> Problem statement: Give the data below again exactly as it stands. Omit the pictures.

> Information provided:
<<<<

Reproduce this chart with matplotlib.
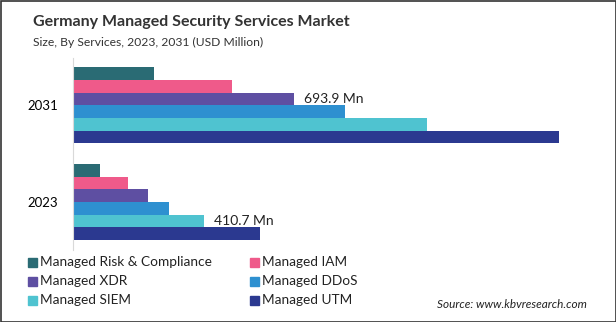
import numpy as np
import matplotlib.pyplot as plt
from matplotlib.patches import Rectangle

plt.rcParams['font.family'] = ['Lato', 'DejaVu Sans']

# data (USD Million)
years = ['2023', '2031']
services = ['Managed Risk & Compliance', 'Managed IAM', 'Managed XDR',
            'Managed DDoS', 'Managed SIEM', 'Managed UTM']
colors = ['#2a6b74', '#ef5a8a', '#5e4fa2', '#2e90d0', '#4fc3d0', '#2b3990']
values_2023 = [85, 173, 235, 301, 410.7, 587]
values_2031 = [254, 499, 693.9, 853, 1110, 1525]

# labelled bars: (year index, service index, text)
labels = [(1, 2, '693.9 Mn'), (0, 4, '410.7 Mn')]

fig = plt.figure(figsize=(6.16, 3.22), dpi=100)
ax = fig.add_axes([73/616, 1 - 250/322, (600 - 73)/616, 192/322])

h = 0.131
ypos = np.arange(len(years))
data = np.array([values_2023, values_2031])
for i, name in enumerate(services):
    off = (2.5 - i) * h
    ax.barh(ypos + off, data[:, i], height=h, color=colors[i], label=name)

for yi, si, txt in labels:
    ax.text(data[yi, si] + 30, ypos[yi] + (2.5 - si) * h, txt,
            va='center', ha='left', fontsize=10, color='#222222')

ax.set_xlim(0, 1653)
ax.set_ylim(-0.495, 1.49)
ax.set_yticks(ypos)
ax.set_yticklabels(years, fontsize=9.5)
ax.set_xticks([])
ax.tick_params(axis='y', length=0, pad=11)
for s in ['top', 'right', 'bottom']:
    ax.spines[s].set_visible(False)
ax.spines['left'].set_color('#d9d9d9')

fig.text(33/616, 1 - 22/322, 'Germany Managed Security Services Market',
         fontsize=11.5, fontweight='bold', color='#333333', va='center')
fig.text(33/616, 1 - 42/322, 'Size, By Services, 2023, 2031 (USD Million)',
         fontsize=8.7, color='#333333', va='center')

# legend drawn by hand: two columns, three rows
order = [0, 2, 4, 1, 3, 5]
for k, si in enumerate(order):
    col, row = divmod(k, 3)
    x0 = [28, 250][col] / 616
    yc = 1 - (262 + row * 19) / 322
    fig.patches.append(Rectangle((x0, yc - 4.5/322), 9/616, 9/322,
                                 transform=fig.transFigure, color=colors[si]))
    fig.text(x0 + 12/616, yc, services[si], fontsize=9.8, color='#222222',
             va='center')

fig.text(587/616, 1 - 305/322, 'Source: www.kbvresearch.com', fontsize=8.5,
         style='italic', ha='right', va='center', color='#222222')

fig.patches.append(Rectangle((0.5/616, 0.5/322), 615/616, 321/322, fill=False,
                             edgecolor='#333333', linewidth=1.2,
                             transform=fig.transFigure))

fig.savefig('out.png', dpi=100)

>>>>

> Answer for the task:
Reproduce this chart with matplotlib.
import numpy as np
import matplotlib.pyplot as plt
from matplotlib.patches import Rectangle

plt.rcParams['font.family'] = ['Lato', 'DejaVu Sans']

# data (USD Million)
years = ['2023', '2031']
services = ['Managed Risk & Compliance', 'Managed IAM', 'Managed XDR',
            'Managed DDoS', 'Managed SIEM', 'Managed UTM']
colors = ['#2a6b74', '#ef5a8a', '#5e4fa2', '#2e90d0', '#4fc3d0', '#2b3990']
values_2023 = [85, 173, 235, 301, 410.7, 587]
values_2031 = [254, 499, 693.9, 853, 1110, 1525]

# labelled bars: (year index, service index, text)
labels = [(1, 2, '693.9 Mn'), (0, 4, '410.7 Mn')]

fig = plt.figure(figsize=(6.16, 3.22), dpi=100)
ax = fig.add_axes([73/616, 1 - 250/322, (600 - 73)/616, 192/322])

h = 0.131
ypos = np.arange(len(years))
data = np.array([values_2023, values_2031])
for i, name in enumerate(services):
    off = (2.5 - i) * h
    ax.barh(ypos + off, data[:, i], height=h, color=colors[i], label=name)

for yi, si, txt in labels:
    ax.text(data[yi, si] + 30, ypos[yi] + (2.5 - si) * h, txt,
            va='center', ha='left', fontsize=10, color='#222222')

ax.set_xlim(0, 1653)
ax.set_ylim(-0.495, 1.49)
ax.set_yticks(ypos)
ax.set_yticklabels(years, fontsize=9.5)
ax.set_xticks([])
ax.tick_params(axis='y', length=0, pad=11)
for s in ['top', 'right', 'bottom']:
    ax.spines[s].set_visible(False)
ax.spines['left'].set_color('#d9d9d9')

fig.text(33/616, 1 - 22/322, 'Germany Managed Security Services Market',
         fontsize=11.5, fontweight='bold', color='#333333', va='center')
fig.text(33/616, 1 - 42/322, 'Size, By Services, 2023, 2031 (USD Million)',
         fontsize=8.7, color='#333333', va='center')

# legend drawn by hand: two columns, three rows
order = [0, 2, 4, 1, 3, 5]
for k, si in enumerate(order):
    col, row = divmod(k, 3)
    x0 = [28, 250][col] / 616
    yc = 1 - (262 + row * 19) / 322
    fig.patches.append(Rectangle((x0, yc - 4.5/322), 9/616, 9/322,
                                 transform=fig.transFigure, color=colors[si]))
    fig.text(x0 + 12/616, yc, services[si], fontsize=9.8, color='#222222',
             va='center')

fig.text(587/616, 1 - 305/322, 'Source: www.kbvresearch.com', fontsize=8.5,
         style='italic', ha='right', va='center', color='#222222')

fig.patches.append(Rectangle((0.5/616, 0.5/322), 615/616, 321/322, fill=False,
                             edgecolor='#333333', linewidth=1.2,
                             transform=fig.transFigure))

fig.savefig('out.png', dpi=100)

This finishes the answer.